### Given task
Drop every picture. Then return, exactly, the lines from the beginning of the listing below through the one containing "p in periods]".

····················

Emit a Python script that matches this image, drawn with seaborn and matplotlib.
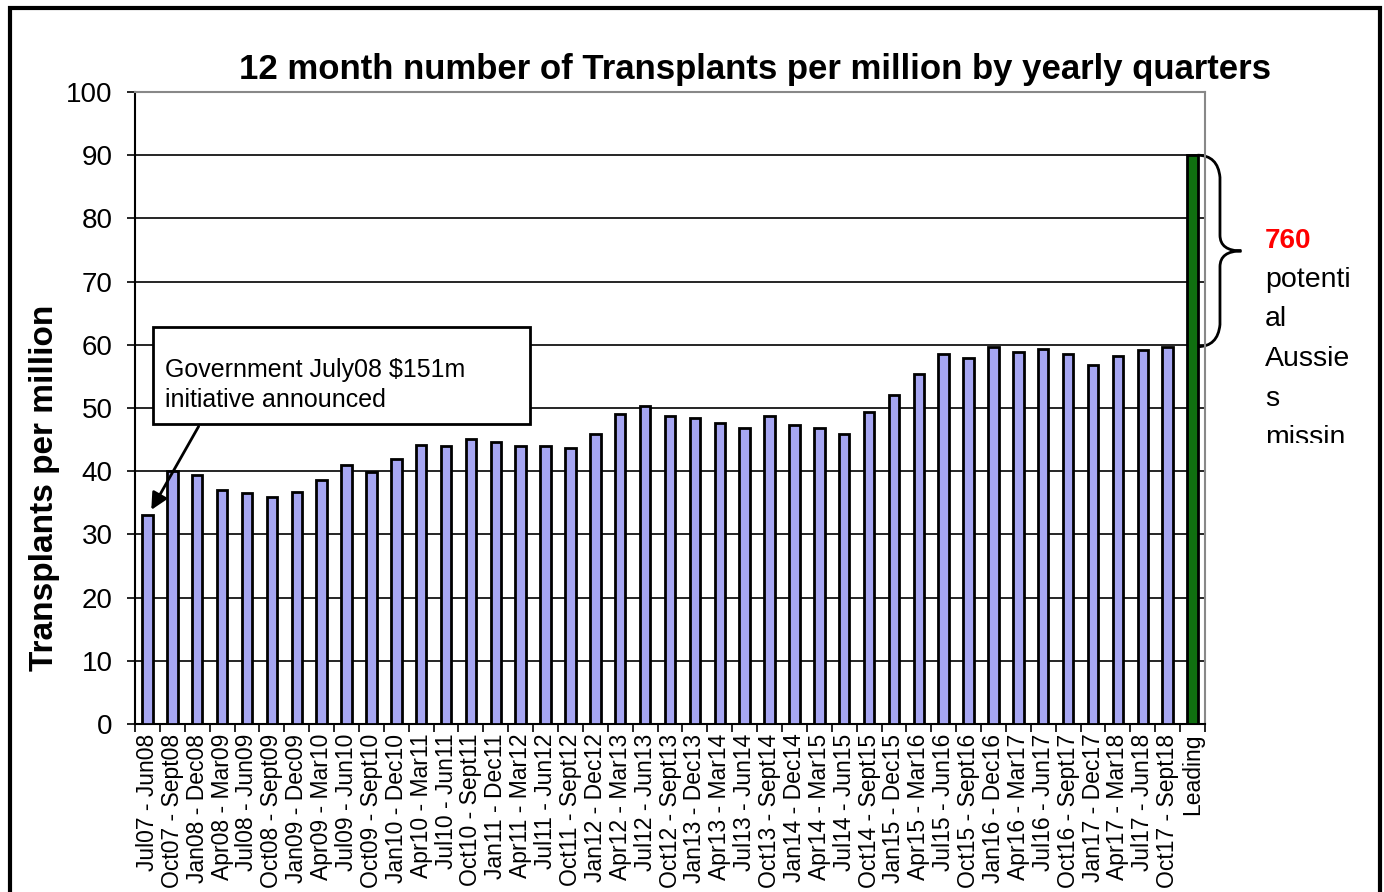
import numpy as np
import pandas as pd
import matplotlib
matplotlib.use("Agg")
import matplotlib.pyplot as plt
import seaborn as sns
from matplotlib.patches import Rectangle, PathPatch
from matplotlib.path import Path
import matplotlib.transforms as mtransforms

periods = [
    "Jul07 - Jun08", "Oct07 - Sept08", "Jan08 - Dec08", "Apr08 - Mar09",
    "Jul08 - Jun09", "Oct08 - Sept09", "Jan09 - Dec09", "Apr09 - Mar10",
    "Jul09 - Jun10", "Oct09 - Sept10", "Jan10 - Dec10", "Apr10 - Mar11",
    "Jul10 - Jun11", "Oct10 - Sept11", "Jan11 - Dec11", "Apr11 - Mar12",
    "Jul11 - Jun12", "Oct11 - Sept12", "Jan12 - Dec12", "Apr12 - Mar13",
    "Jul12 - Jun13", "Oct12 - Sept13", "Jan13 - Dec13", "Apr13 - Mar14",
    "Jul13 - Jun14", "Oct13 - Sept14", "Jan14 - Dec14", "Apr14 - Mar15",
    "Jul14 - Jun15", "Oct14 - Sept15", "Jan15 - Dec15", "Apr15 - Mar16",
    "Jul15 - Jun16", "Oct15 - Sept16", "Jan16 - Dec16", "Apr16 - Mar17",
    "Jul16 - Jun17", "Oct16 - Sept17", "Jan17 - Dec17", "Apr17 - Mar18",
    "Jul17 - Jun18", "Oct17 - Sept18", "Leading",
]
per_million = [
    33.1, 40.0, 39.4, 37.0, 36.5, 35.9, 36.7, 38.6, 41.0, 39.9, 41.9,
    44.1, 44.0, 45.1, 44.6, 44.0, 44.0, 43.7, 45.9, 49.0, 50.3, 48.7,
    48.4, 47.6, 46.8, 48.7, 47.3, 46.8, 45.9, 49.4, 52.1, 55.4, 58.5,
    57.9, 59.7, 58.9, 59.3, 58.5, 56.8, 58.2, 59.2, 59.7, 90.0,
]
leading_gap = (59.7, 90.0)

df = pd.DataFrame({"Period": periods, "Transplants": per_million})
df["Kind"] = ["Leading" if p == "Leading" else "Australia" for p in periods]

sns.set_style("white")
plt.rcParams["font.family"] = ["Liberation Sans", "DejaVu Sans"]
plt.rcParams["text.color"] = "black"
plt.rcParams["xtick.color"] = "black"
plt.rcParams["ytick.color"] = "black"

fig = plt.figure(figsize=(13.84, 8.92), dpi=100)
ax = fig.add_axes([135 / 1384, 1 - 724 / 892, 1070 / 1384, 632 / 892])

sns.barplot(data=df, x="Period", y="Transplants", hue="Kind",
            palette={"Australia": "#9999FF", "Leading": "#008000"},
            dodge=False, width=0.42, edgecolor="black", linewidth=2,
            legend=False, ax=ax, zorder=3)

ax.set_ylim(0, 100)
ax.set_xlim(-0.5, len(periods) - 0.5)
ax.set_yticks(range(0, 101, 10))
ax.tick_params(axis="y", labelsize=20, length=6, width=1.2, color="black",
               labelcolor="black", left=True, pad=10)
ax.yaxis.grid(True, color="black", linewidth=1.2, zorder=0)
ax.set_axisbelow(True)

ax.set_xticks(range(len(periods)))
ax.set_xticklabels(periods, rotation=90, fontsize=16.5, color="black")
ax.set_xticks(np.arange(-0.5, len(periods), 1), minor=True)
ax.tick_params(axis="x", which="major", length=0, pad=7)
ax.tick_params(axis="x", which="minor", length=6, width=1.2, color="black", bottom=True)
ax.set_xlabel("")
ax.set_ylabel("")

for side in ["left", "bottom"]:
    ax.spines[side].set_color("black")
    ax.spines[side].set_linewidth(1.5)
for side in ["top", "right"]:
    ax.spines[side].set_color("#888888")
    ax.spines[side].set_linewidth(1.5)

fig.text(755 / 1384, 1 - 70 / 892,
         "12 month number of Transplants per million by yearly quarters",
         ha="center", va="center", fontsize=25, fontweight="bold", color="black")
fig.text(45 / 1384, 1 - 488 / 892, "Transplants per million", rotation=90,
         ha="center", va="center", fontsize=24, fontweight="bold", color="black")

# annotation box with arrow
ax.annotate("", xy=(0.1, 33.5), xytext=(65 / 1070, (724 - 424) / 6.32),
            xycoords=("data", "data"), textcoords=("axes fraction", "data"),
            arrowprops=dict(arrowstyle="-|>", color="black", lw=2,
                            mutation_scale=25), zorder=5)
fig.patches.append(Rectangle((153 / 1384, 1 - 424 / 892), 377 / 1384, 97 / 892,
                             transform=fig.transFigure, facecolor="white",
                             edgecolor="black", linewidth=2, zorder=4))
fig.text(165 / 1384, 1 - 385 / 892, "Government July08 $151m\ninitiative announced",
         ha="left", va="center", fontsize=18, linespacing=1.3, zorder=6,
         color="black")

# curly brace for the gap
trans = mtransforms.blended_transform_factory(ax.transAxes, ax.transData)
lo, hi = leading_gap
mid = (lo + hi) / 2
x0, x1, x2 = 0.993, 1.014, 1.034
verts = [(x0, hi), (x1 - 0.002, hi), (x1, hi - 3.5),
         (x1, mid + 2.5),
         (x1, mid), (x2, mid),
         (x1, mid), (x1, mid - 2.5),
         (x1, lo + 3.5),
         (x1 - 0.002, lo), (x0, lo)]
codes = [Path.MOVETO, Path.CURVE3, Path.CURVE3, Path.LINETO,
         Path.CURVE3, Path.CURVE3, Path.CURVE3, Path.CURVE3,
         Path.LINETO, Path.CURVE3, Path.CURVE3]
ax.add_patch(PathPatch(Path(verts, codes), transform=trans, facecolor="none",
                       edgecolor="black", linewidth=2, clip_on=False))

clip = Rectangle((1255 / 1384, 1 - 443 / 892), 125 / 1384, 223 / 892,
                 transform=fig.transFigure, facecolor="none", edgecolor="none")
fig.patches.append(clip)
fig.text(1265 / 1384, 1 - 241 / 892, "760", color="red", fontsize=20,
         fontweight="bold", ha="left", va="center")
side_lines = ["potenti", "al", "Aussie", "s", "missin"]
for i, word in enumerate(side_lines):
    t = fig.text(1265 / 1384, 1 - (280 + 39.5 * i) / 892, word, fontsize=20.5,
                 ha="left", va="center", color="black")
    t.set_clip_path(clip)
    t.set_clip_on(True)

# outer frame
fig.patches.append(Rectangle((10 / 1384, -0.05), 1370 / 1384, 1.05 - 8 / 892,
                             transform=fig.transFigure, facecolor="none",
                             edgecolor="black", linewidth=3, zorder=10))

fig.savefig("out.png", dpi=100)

····················

### Correct result
Emit a Python script that matches this image, drawn with seaborn and matplotlib.
import numpy as np
import pandas as pd
import matplotlib
matplotlib.use("Agg")
import matplotlib.pyplot as plt
import seaborn as sns
from matplotlib.patches import Rectangle, PathPatch
from matplotlib.path import Path
import matplotlib.transforms as mtransforms

periods = [
    "Jul07 - Jun08", "Oct07 - Sept08", "Jan08 - Dec08", "Apr08 - Mar09",
    "Jul08 - Jun09", "Oct08 - Sept09", "Jan09 - Dec09", "Apr09 - Mar10",
    "Jul09 - Jun10", "Oct09 - Sept10", "Jan10 - Dec10", "Apr10 - Mar11",
    "Jul10 - Jun11", "Oct10 - Sept11", "Jan11 - Dec11", "Apr11 - Mar12",
    "Jul11 - Jun12", "Oct11 - Sept12", "Jan12 - Dec12", "Apr12 - Mar13",
    "Jul12 - Jun13", "Oct12 - Sept13", "Jan13 - Dec13", "Apr13 - Mar14",
    "Jul13 - Jun14", "Oct13 - Sept14", "Jan14 - Dec14", "Apr14 - Mar15",
    "Jul14 - Jun15", "Oct14 - Sept15", "Jan15 - Dec15", "Apr15 - Mar16",
    "Jul15 - Jun16", "Oct15 - Sept16", "Jan16 - Dec16", "Apr16 - Mar17",
    "Jul16 - Jun17", "Oct16 - Sept17", "Jan17 - Dec17", "Apr17 - Mar18",
    "Jul17 - Jun18", "Oct17 - Sept18", "Leading",
]
per_million = [
    33.1, 40.0, 39.4, 37.0, 36.5, 35.9, 36.7, 38.6, 41.0, 39.9, 41.9,
    44.1, 44.0, 45.1, 44.6, 44.0, 44.0, 43.7, 45.9, 49.0, 50.3, 48.7,
    48.4, 47.6, 46.8, 48.7, 47.3, 46.8, 45.9, 49.4, 52.1, 55.4, 58.5,
    57.9, 59.7, 58.9, 59.3, 58.5, 56.8, 58.2, 59.2, 59.7, 90.0,
]
leading_gap = (59.7, 90.0)

df = pd.DataFrame({"Period": periods, "Transplants": per_million})
df["Kind"] = ["Leading" if p == "Leading" else "Australia" for p in periods]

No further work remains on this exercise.